Belleville Rendez-vous Review

It's hard not to admire French filmmakers. While Hollywood is busy churning out the latest action comedy starring Eddie Murphy, Martin Lawrence or both, or a CG-animated epic that screams pretentiousness, the French film industry is hard at work on genuinely innovative and original material. Already this summer, Swimming Pool has given us food for thought, and now the acclaimed Les Triplettes de Belleville has made its way to this blighted island, under the title of Belleville Rendez-vous.

Madame Souza is training her grandson (the "Champion") for the Tour de France. He is on a rigid regime and his physical discipline is such that he can keep going even when the other competitors have collapsed.
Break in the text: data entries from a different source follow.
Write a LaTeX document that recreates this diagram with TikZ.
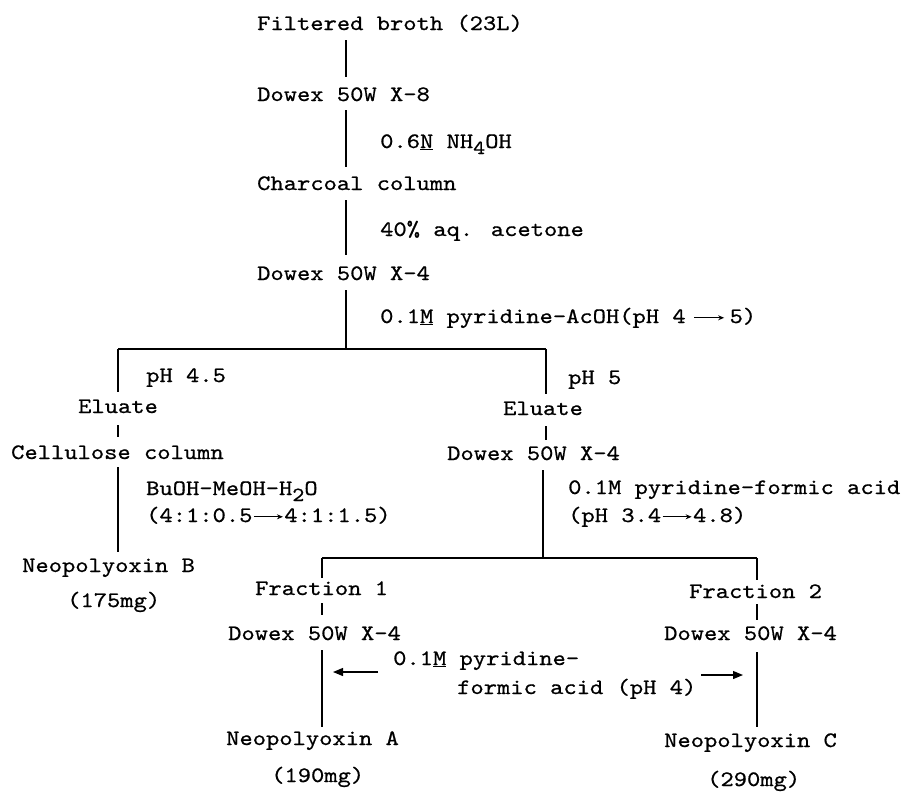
\documentclass[tikz,border=0pt]{standalone}
\usepackage{fontspec}
\newfontfamily\tyfont{lmmono10-regular}[Extension=.otf,FakeStretch=1.15,FakeBold=0.7]
\usetikzlibrary{arrows.meta,calc}
\newcommand{\inarr}[1]{\tikz[baseline=-0.55ex]\draw[line width=0.9pt,-{Stealth[length=6pt,width=5pt]}] (0pt,0pt)--(#1,0pt);}
\newcommand{\lowsub}[1]{\raisebox{-6pt}{\fontsize{20}{20}\selectfont #1}}
\begin{document}
\begin{tikzpicture}[x=1pt,y=-1pt,
  lab/.style={anchor=base west,inner sep=0pt,font=\tyfont\fontsize{22}{26}\selectfont},
  conn/.style={line width=1.3pt},
  side/.style={line width=1.2pt,-{Triangle[length=10pt,width=8pt]}}]
\useasboundingbox (0,0) rectangle (903,793);
% x positions of the vertical lines
\coordinate (T) at (346,0);
\coordinate (L) at (118,0);
\coordinate (R) at (546,0);
\coordinate (R2) at (543,0);
\coordinate (A) at (322,0);
\coordinate (C) at (757,0);
% text
\node[lab] (broth) at (257,30) {Filtered broth (23L)};
\node[lab] (dx8) at (257,101) {Dowex 50W X-8};
\node[lab] (nh) at (380,148) {0.6\underline{N} NH\lowsub{4}OH};
\node[lab] (charc) at (257,190) {Charcoal column};
\node[lab] (acet) at (380,236) {40\% aq. acetone};
\node[lab] (dx4) at (257,280) {Dowex 50W X-4};
\node[lab] (acoh) at (380,323) {0.1\underline{M} pyridine-AcOH(pH 4\hspace{8pt}\inarr{30pt}\hspace{5pt}5)};
\node[lab] (ph45) at (146,382) {pH 4.5};
\node[lab] (elL) at (78,413) {Eluate};
\node[lab] (ph5) at (568,384) {pH 5};
\node[lab] (elR) at (503,415) {Eluate};
\node[lab] (cell) at (11,459) {Cellulose column};
\node[lab] (dxR) at (447,460) {Dowex 50W X-4};
\node[lab] (buoh) at (146,495) {BuOH-MeOH-H\lowsub{2}O};
\node[lab] (ratio) at (146,522) {(4:1:0.5\hspace{1pt}\inarr{29pt}\hspace{1pt}4:1:1.5)};
\node[lab] (form) at (568,494) {0.1M pyridine-formic acid};
\node[lab] (phr) at (568,522) {(pH 3.4\hspace{1pt}\inarr{29pt}\hspace{1pt}4.8)};
\node[lab] (neoB) at (22,572) {Neopolyoxin B};
\node[lab] (mgB) at (67,607) {(175mg)};
\node[lab] (fr1) at (255,595) {Fraction 1};
\node[lab] (fr2) at (689,598) {Fraction 2};
\node[lab] (dxA) at (228,640) {Dowex 50W X-4};
\node[lab] (dxC) at (664,640) {Dowex 50W X-4};
\node[lab] (pyr) at (393,665) {0.1\underline{M} pyridine-};
\node[lab] (fac) at (457,694) {formic acid (pH 4)};
\node[lab] (neoA) at (226,745) {Neopolyoxin A};
\node[lab] (mgA) at (271,782) {(190mg)};
\node[lab] (neoC) at (664,747) {Neopolyoxin C};
\node[lab] (mgC) at (707,786) {(290mg)};
% junctions
\coordinate (barM) at ($(T)+(0,349)$);
\coordinate (barL) at ($(L)+(0,349)$);
\coordinate (barR) at ($(R)+(0,349)$);
\coordinate (bar2M) at ($(R2)+(0,558)$);
\coordinate (bar2L) at ($(A)+(0,558)$);
\coordinate (bar2R) at ($(C)+(0,558)$);
% main trunk
\draw[conn] ($(broth.base -| T)+(0,10)$) -- ($(dx8.base -| T)+(0,-24)$);
\draw[conn] ($(dx8.base -| T)+(0,9)$) -- ($(charc.base -| T)+(0,-23)$);
\draw[conn] ($(charc.base -| T)+(0,10)$) -- ($(dx4.base -| T)+(0,-25)$);
\draw[conn] ($(dx4.base -| T)+(0,10)$) -- (barM);
\draw[conn] (barL) -- (barR);
\draw[conn] (barL) -- ($(elL.base -| L)+(0,-21)$);
\draw[conn] (barR) -- ($(elR.base -| R)+(0,-21)$);
% left branch
\draw[conn] ($(elL.base -| L)+(0,12)$) -- ($(cell.base -| L)+(0,-22)$);
\draw[conn] ($(cell.base -| L)+(0,8)$) -- ($(neoB.base -| L)+(0,-20)$);
% right branch
\draw[conn] ($(elR.base -| R)+(0,11)$) -- ($(dxR.base -| R)+(0,-20)$);
\draw[conn] ($(dxR.base -| R2)+(0,10)$) -- (bar2M);
\draw[conn] (bar2L) -- (bar2R);
\draw[conn] (bar2L) -- ($(fr1.base -| A)+(0,-17)$);
\draw[conn] (bar2R) -- ($(fr2.base -| C)+(0,-18)$);
\draw[conn] ($(fr1.base -| A)+(0,8)$) -- ($(dxA.base -| A)+(0,-25)$);
\draw[conn] ($(fr2.base -| C)+(0,6)$) -- ($(dxC.base -| C)+(0,-20)$);
\draw[conn] ($(dxA.base -| A)+(0,10)$) -- ($(neoA.base -| A)+(0,-18)$);
\draw[conn] ($(dxC.base -| C)+(0,12)$) -- ($(neoC.base -| C)+(0,-20)$);
% side arrows
\coordinate (la) at ($(pyr.base west)+(-15,7)$);
\coordinate (ra) at ($(fac.base east)+(5,-19)$);
\draw[side] (la) -- ($(la -| A)+(11,0)$);
\draw[side] (ra) -- ($(ra -| C)+(-14,0)$);
\end{tikzpicture}
\end{document}
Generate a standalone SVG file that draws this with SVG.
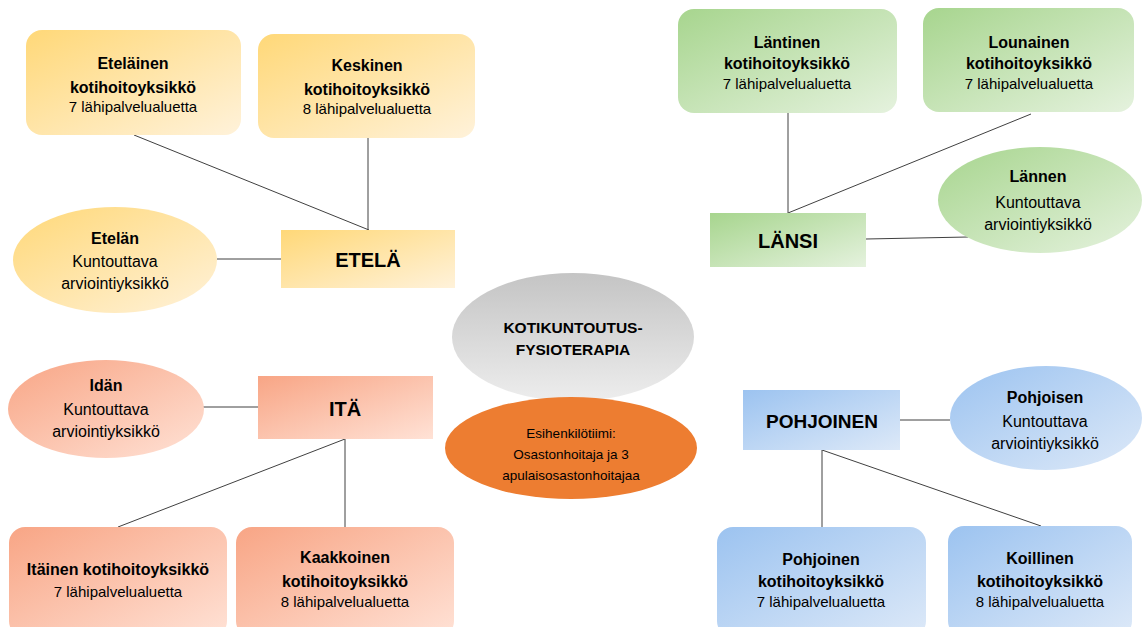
<svg xmlns="http://www.w3.org/2000/svg" width="1142" height="627" viewBox="0 0 1142 627">
<defs>
<linearGradient id="gY" x1="0" y1="0" x2="1" y2="1"><stop offset="0" stop-color="#FFD878"/><stop offset="1" stop-color="#FFF2DA"/></linearGradient>
<linearGradient id="gG" x1="0" y1="0" x2="1" y2="1"><stop offset="0" stop-color="#A7D58E"/><stop offset="1" stop-color="#E5F2DE"/></linearGradient>
<linearGradient id="gR" x1="0" y1="0" x2="1" y2="1"><stop offset="0" stop-color="#F8A585"/><stop offset="1" stop-color="#FFE2D6"/></linearGradient>
<linearGradient id="gB" x1="0" y1="0" x2="1" y2="1"><stop offset="0" stop-color="#9CC3F0"/><stop offset="1" stop-color="#DDE9F8"/></linearGradient>
<linearGradient id="gC" x1="0" y1="0" x2="0" y2="1"><stop offset="0" stop-color="#C4C4C4"/><stop offset="1" stop-color="#EDEDED"/></linearGradient>
</defs>
<style>
text{font-family:"Liberation Sans",Arial,sans-serif;fill:#000;text-anchor:middle}
.b{font-weight:bold;font-size:16px}
.r{font-size:15px}
.e{font-size:16px}
.h{font-weight:bold;font-size:20px}
.c{font-weight:bold;font-size:15.5px}
.o{font-size:13.5px}
.ln{stroke:#404040;stroke-width:1;fill:none}
</style>
<rect width="1142" height="627" fill="#fff"/>
<g id="connectors">
<line class="ln" x1="134" y1="135" x2="369" y2="230"/>
<line class="ln" x1="368" y1="138" x2="368" y2="230"/>
<line class="ln" x1="217" y1="259" x2="281" y2="259"/>
<line class="ln" x1="788" y1="113" x2="788" y2="213"/>
<line class="ln" x1="1031" y1="114" x2="788" y2="213"/>
<line class="ln" x1="866" y1="239" x2="968" y2="237"/>
<line class="ln" x1="203" y1="407" x2="258" y2="407"/>
<line class="ln" x1="345" y1="439" x2="118" y2="527"/>
<line class="ln" x1="345" y1="439" x2="345" y2="527"/>
<line class="ln" x1="900" y1="420" x2="950" y2="420"/>
<line class="ln" x1="822" y1="450" x2="822" y2="527"/>
<line class="ln" x1="822" y1="450" x2="1041" y2="526"/>
</g>
<g id="etelainen">
<rect x="26" y="30" width="215" height="105" rx="16" fill="url(#gY)"/>
<text class="b" x="133" y="69">Eteläinen</text>
<text class="b" x="133" y="93">kotihoitoyksikkö</text>
<text class="r" x="133" y="112">7 lähipalvelualuetta</text>
</g>
<g id="keskinen">
<rect x="258" y="34" width="217" height="104" rx="16" fill="url(#gY)"/>
<text class="b" x="367" y="71">Keskinen</text>
<text class="b" x="367" y="95">kotihoitoyksikkö</text>
<text class="r" x="367" y="114">8 lähipalvelualuetta</text>
</g>
<g id="etelan">
<ellipse cx="115" cy="260" rx="102" ry="53" fill="url(#gY)"/>
<text class="b" x="115" y="244">Etelän</text>
<text class="e" x="115" y="267">Kuntouttava</text>
<text class="e" x="115" y="289">arviointiyksikkö</text>
</g>
<g id="etela">
<rect x="281" y="230" width="174" height="58" fill="url(#gY)"/>
<text class="h" x="368" y="267">ETELÄ</text>
</g>
<g id="lantinen">
<rect x="678" y="9" width="219" height="104" rx="16" fill="url(#gG)"/>
<text class="b" x="787" y="48">Läntinen</text>
<text class="b" x="787" y="69">kotihoitoyksikkö</text>
<text class="r" x="787" y="89">7 lähipalvelualuetta</text>
</g>
<g id="lounainen">
<rect x="923" y="8" width="211" height="104" rx="16" fill="url(#gG)"/>
<text class="b" x="1029" y="48">Lounainen</text>
<text class="b" x="1029" y="69">kotihoitoyksikkö</text>
<text class="r" x="1029" y="89">7 lähipalvelualuetta</text>
</g>
<g id="lannen">
<ellipse cx="1040" cy="200" rx="102" ry="53" fill="url(#gG)"/>
<text class="b" x="1038" y="182">Lännen</text>
<text class="e" x="1038" y="208">Kuntouttava</text>
<text class="e" x="1038" y="230">arviointiyksikkö</text>
</g>
<g id="lansi">
<rect x="710" y="213" width="156" height="54" fill="url(#gG)"/>
<text class="h" x="788" y="248">LÄNSI</text>
</g>
<g id="idan">
<ellipse cx="106" cy="409" rx="98" ry="49" fill="url(#gR)"/>
<text class="b" x="106" y="391">Idän</text>
<text class="e" x="106" y="415">Kuntouttava</text>
<text class="e" x="106" y="437">arviointiyksikkö</text>
</g>
<g id="ita">
<rect x="258" y="376" width="175" height="63" fill="url(#gR)"/>
<text class="h" x="345" y="416">ITÄ</text>
</g>
<g id="itainen">
<rect x="9" y="527" width="218" height="110" rx="16" fill="url(#gR)"/>
<text class="b" x="118" y="575">Itäinen kotihoitoyksikkö</text>
<text class="r" x="118" y="597">7 lähipalvelualuetta</text>
</g>
<g id="kaakkoinen">
<rect x="236" y="527" width="218" height="110" rx="16" fill="url(#gR)"/>
<text class="b" x="345" y="563">Kaakkoinen</text>
<text class="b" x="345" y="587">kotihoitoyksikkö</text>
<text class="r" x="345" y="607">8 lähipalvelualuetta</text>
</g>
<g id="pohjoinen">
<rect x="743" y="390" width="157" height="60" fill="url(#gB)"/>
<text class="h" x="822" y="428" style="font-size:19px">POHJOINEN</text>
</g>
<g id="pohjoisen">
<ellipse cx="1046" cy="418" rx="96" ry="52" fill="url(#gB)"/>
<text class="b" x="1045" y="403">Pohjoisen</text>
<text class="e" x="1045" y="427">Kuntouttava</text>
<text class="e" x="1045" y="449">arviointiyksikkö</text>
</g>
<g id="pohjoinen-koti">
<rect x="717" y="527" width="209" height="110" rx="16" fill="url(#gB)"/>
<text class="b" x="821" y="565">Pohjoinen</text>
<text class="b" x="821" y="587">kotihoitoyksikkö</text>
<text class="r" x="821" y="607">7 lähipalvelualuetta</text>
</g>
<g id="koillinen">
<rect x="948" y="526" width="184" height="111" rx="16" fill="url(#gB)"/>
<text class="b" x="1040" y="564">Koillinen</text>
<text class="b" x="1040" y="587">kotihoitoyksikkö</text>
<text class="r" x="1040" y="607">8 lähipalvelualuetta</text>
</g>
<g id="kotikuntoutus">
<ellipse cx="573" cy="337" rx="121" ry="64" fill="url(#gC)"/>
<text class="c" x="573" y="333">KOTIKUNTOUTUS-</text>
<text class="c" x="573" y="355">FYSIOTERAPIA</text>
</g>
<g id="esihenkilotiimi">
<ellipse cx="571" cy="448" rx="126" ry="51" fill="#ED7D31"/>
<text class="o" x="571" y="438">Esihenkilötiimi:</text>
<text class="o" x="571" y="459">Osastonhoitaja ja 3</text>
<text class="o" x="571" y="480">apulaisosastonhoitajaa</text>
</g>
</svg>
But things take a sinister turn when the Champion and two other cyclists are kidnapped by members of the French mafia, and taken to the American city of Belleville (which bears more than a passing resemblance to New York), where they will be made to cycle non-stop until only one is left alive, for the entertainment of the French mafia. With her overweight dog in tow, Madame Souza arrives in Belleville and enlists the aid of three out-of-luck former singers (the "Triplettes" of the title).

That's about as all there is to say about the story, because in reality the plot is not overly important. Belleville Rendez-vous is a simple story told in an intriguing way. The film itself features almost no dialogue, and instead relies on the characters' actions to carry the story along. A lot of the time this works, but on occasions it leads to moments where the film just plods by waiting for something interesting to happen. The thin plot is, in reality, a prop for several highly amusing set piece sequences.

The film is drawn and animated in a warm, sketch-like manner. After watching the heavily cleaned-up look of all Disney's films of the last decade, it is a pleasure to see an animated film that has rough pencil lines and actually looks as if the artists were not ashamed of the fact that it is hand-drawn. The style of the pencil lines and backgrounds probably comes closest to Disney's 1961 adaptation of One Hundred and One Dalmatians, if you're looking for a comparison. That said, the character design is very different, with an extremely detailed, caricatured style, similar to what you would find in the political cartoons in the broadsheets.

Top marks for the visuals then, although the projection I saw was a little cropped at the top and bottom, resulting in a slightly cramped look vertically, and also cropping off some on-screen text and important animation details. I suspect that the original aspect ratio is 1.66:1, and that it was matted to 1.85:1 for theatrical presentation.

It is somewhat hard to rate the acting in this film, given that there are only four lines of dialogue at most, spaced throughout the film. The animated acting is excellent, with all the characters being given unique quirks, such as Madame Souza, who has a habit of pushing her glasses on to her nose when she is worried or thoughtful. Several characters are given animalistic behaviour, such as the two kidnapped bikers, who strongly resemble horses in their posture, facial expressions and breathing.

The film is quite slow-paced, and its lack of dialogue may put some people off. It will probably not appeal to those who expect a fast-paced and involving plot, for the story of Belleville Rendez-vous is neither of these, but if you persevere, it should be a rewarding if slightly inconsequential viewing experience.

The only thing that baffles me more than the concept for this film is the ridiculously unwarranted 12A certificate, which seems to have been bestowed on the film for around ten seconds of "cartoon nudity" (i.e. a topless dancer).